*WHAT IS REQUIRED:* Write the data below out exactly as it stands. Do not include the pictures.

*DATA LINES:*
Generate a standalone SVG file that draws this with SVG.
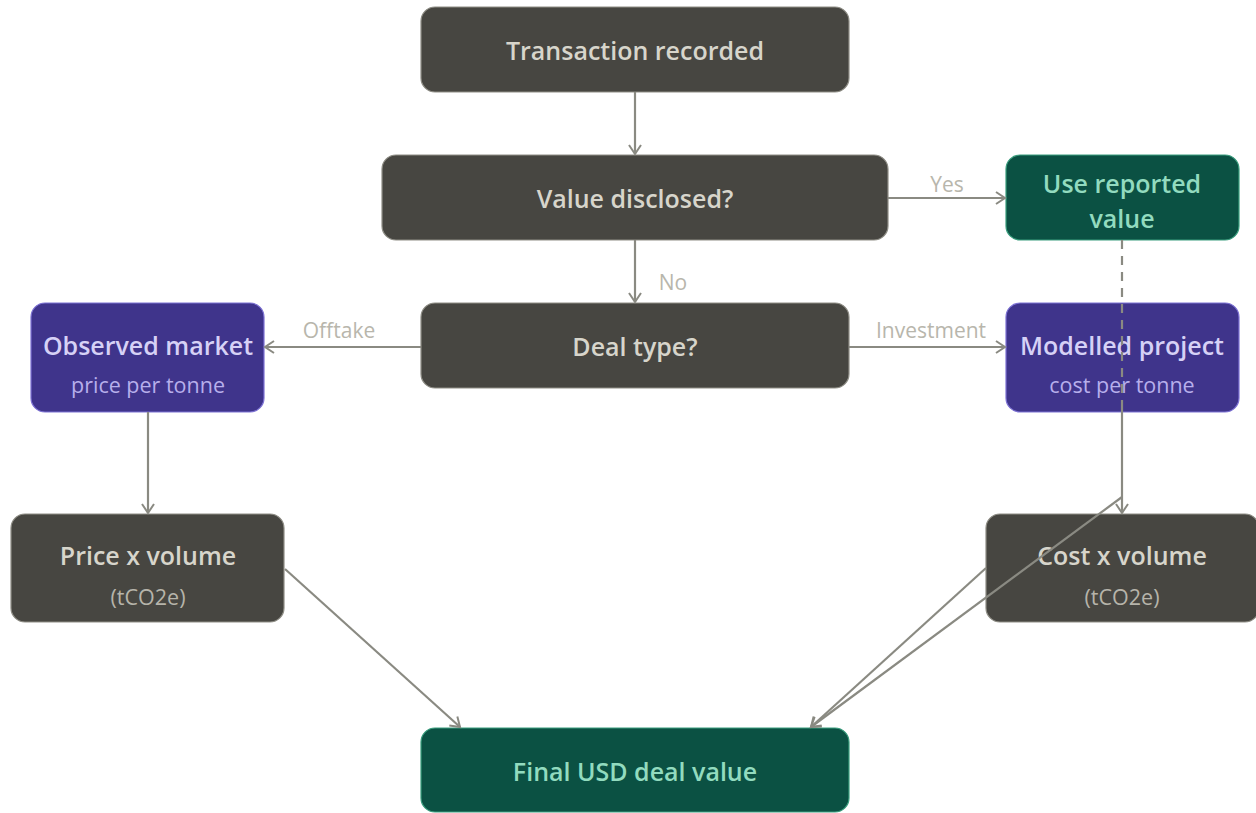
<svg xmlns="http://www.w3.org/2000/svg" width="1256" height="813" viewBox="0 0 1256 813">
<defs>
<marker id="arr" markerWidth="14" markerHeight="14" refX="11" refY="7" orient="auto" markerUnits="userSpaceOnUse">
<path d="M2,1 L11,7 L2,13" fill="none" stroke="#8a8a82" stroke-width="2"/>
</marker>
<style>
.dark{fill:#474641;stroke:#8f8e86;stroke-width:1.2}
.green{fill:#0b5143;stroke:#3a9e7e;stroke-width:1.2}
.purple{fill:#3f348b;stroke:#7d72d4;stroke-width:1.2}
text{font-family:"Open Sans","Noto Sans","Liberation Sans",sans-serif;text-anchor:middle}
.t{font-size:25px;font-weight:600}
.s{font-size:21.5px}
.td{fill:#d7d5cb}
.sd{fill:#b6b4aa}
.tg{fill:#92dbbf}
.tp{fill:#d6d1f6}
.sp{fill:#b7afec}
.lbl{font-size:21px;fill:#b8b6ac}
.e{fill:none;stroke:#8a8a82;stroke-width:2.2}
</style>
</defs>
<rect width="1256" height="813" fill="#ffffff"/>
<g id="n-transaction"><rect class="dark" x="421" y="7" width="428" height="85" rx="14"/><text class="t td" x="635" y="60">Transaction recorded</text></g>
<g id="n-disclosed"><rect class="dark" x="382" y="155" width="506" height="85" rx="14"/><text class="t td" x="635" y="208">Value disclosed?</text></g>
<g id="n-reported"><rect class="green" x="1006" y="155" width="233" height="85" rx="14"/><text class="t tg" x="1122" y="193">Use reported</text><text class="t tg" x="1122" y="228">value</text></g>
<g id="n-dealtype"><rect class="dark" x="421" y="303" width="428" height="85" rx="14"/><text class="t td" x="635" y="356">Deal type?</text></g>
<g id="n-observed"><rect class="purple" x="31" y="303" width="233" height="109" rx="14"/><text class="t tp" x="148" y="355">Observed market</text><text class="s sp" x="148" y="393">price per tonne</text></g>
<g id="n-modelled"><rect class="purple" x="1006" y="303" width="233" height="109" rx="14"/><text class="t tp" x="1122" y="355">Modelled project</text><text class="s sp" x="1122" y="393">cost per tonne</text></g>
<g id="n-price"><rect class="dark" x="11" y="514" width="273" height="108" rx="14"/><text class="t td" x="148" y="565">Price x volume</text><text class="s sd" x="148" y="605">(tCO2e)</text></g>
<g id="n-cost"><rect class="dark" x="986" y="514" width="273" height="108" rx="14"/><text class="t td" x="1122" y="565">Cost x volume</text><text class="s sd" x="1122" y="605">(tCO2e)</text></g>
<g id="n-final"><rect class="green" x="421" y="728" width="428" height="84" rx="14"/><text class="t tg" x="635" y="781">Final USD deal value</text></g>
<g id="connectors">
<line class="e" x1="635" y1="92" x2="635" y2="154" marker-end="url(#arr)"/>
<line class="e" x1="635" y1="240" x2="635" y2="302" marker-end="url(#arr)"/>
<text class="lbl" x="673" y="290">No</text>
<line class="e" x1="888" y1="198" x2="1005" y2="198" marker-end="url(#arr)"/>
<text class="lbl" x="947" y="192">Yes</text>
<line class="e" x1="421" y1="347" x2="265" y2="347" marker-end="url(#arr)"/>
<text class="lbl" x="339" y="338">Offtake</text>
<line class="e" x1="849" y1="347" x2="1005" y2="347" marker-end="url(#arr)"/>
<text class="lbl" x="931" y="338">Investment</text>
<line class="e" x1="148" y1="412" x2="148" y2="513" marker-end="url(#arr)"/>
<line class="e" x1="1122" y1="404" x2="1122" y2="513" marker-end="url(#arr)"/>
<path class="e" d="M1122,240 L1122,404" stroke-dasharray="9,7"/>
<path class="e" d="M1122,497 L811,727" marker-end="url(#arr)"/>
<path class="e" d="M986,568 L811,727" marker-end="url(#arr)"/>
<line class="e" x1="285" y1="569" x2="460" y2="727" marker-end="url(#arr)"/>
</g>
</svg>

*EXERCISE RESPONSE:*
Generate a standalone SVG file that draws this with SVG.
<svg xmlns="http://www.w3.org/2000/svg" width="1256" height="813" viewBox="0 0 1256 813">
<defs>
<marker id="arr" markerWidth="14" markerHeight="14" refX="11" refY="7" orient="auto" markerUnits="userSpaceOnUse">
<path d="M2,1 L11,7 L2,13" fill="none" stroke="#8a8a82" stroke-width="2"/>
</marker>
<style>
.dark{fill:#474641;stroke:#8f8e86;stroke-width:1.2}
.green{fill:#0b5143;stroke:#3a9e7e;stroke-width:1.2}
.purple{fill:#3f348b;stroke:#7d72d4;stroke-width:1.2}
text{font-family:"Open Sans","Noto Sans","Liberation Sans",sans-serif;text-anchor:middle}
.t{font-size:25px;font-weight:600}
.s{font-size:21.5px}
.td{fill:#d7d5cb}
.sd{fill:#b6b4aa}
.tg{fill:#92dbbf}
.tp{fill:#d6d1f6}
.sp{fill:#b7afec}
.lbl{font-size:21px;fill:#b8b6ac}
.e{fill:none;stroke:#8a8a82;stroke-width:2.2}
</style>
</defs>
<rect width="1256" height="813" fill="#ffffff"/>
<g id="n-transaction"><rect class="dark" x="421" y="7" width="428" height="85" rx="14"/><text class="t td" x="635" y="60">Transaction recorded</text></g>
<g id="n-disclosed"><rect class="dark" x="382" y="155" width="506" height="85" rx="14"/><text class="t td" x="635" y="208">Value disclosed?</text></g>
<g id="n-reported"><rect class="green" x="1006" y="155" width="233" height="85" rx="14"/><text class="t tg" x="1122" y="193">Use reported</text><text class="t tg" x="1122" y="228">value</text></g>
<g id="n-dealtype"><rect class="dark" x="421" y="303" width="428" height="85" rx="14"/><text class="t td" x="635" y="356">Deal type?</text></g>
<g id="n-observed"><rect class="purple" x="31" y="303" width="233" height="109" rx="14"/><text class="t tp" x="148" y="355">Observed market</text><text class="s sp" x="148" y="393">price per tonne</text></g>
<g id="n-modelled"><rect class="purple" x="1006" y="303" width="233" height="109" rx="14"/><text class="t tp" x="1122" y="355">Modelled project</text><text class="s sp" x="1122" y="393">cost per tonne</text></g>
<g id="n-price"><rect class="dark" x="11" y="514" width="273" height="108" rx="14"/><text class="t td" x="148" y="565">Price x volume</text><text class="s sd" x="148" y="605">(tCO2e)</text></g>
<g id="n-cost"><rect class="dark" x="986" y="514" width="273" height="108" rx="14"/><text class="t td" x="1122" y="565">Cost x volume</text><text class="s sd" x="1122" y="605">(tCO2e)</text></g>
<g id="n-final"><rect class="green" x="421" y="728" width="428" height="84" rx="14"/><text class="t tg" x="635" y="781">Final USD deal value</text></g>
<g id="connectors">
<line class="e" x1="635" y1="92" x2="635" y2="154" marker-end="url(#arr)"/>
<line class="e" x1="635" y1="240" x2="635" y2="302" marker-end="url(#arr)"/>
<text class="lbl" x="673" y="290">No</text>
<line class="e" x1="888" y1="198" x2="1005" y2="198" marker-end="url(#arr)"/>
<text class="lbl" x="947" y="192">Yes</text>
<line class="e" x1="421" y1="347" x2="265" y2="347" marker-end="url(#arr)"/>
<text class="lbl" x="339" y="338">Offtake</text>
<line class="e" x1="849" y1="347" x2="1005" y2="347" marker-end="url(#arr)"/>
<text class="lbl" x="931" y="338">Investment</text>
<line class="e" x1="148" y1="412" x2="148" y2="513" marker-end="url(#arr)"/>
<line class="e" x1="1122" y1="404" x2="1122" y2="513" marker-end="url(#arr)"/>
<path class="e" d="M1122,240 L1122,404" stroke-dasharray="9,7"/>
<path class="e" d="M1122,497 L811,727" marker-end="url(#arr)"/>
<path class="e" d="M986,568 L811,727" marker-end="url(#arr)"/>
<line class="e" x1="285" y1="569" x2="460" y2="727" marker-end="url(#arr)"/>
</g>
</svg>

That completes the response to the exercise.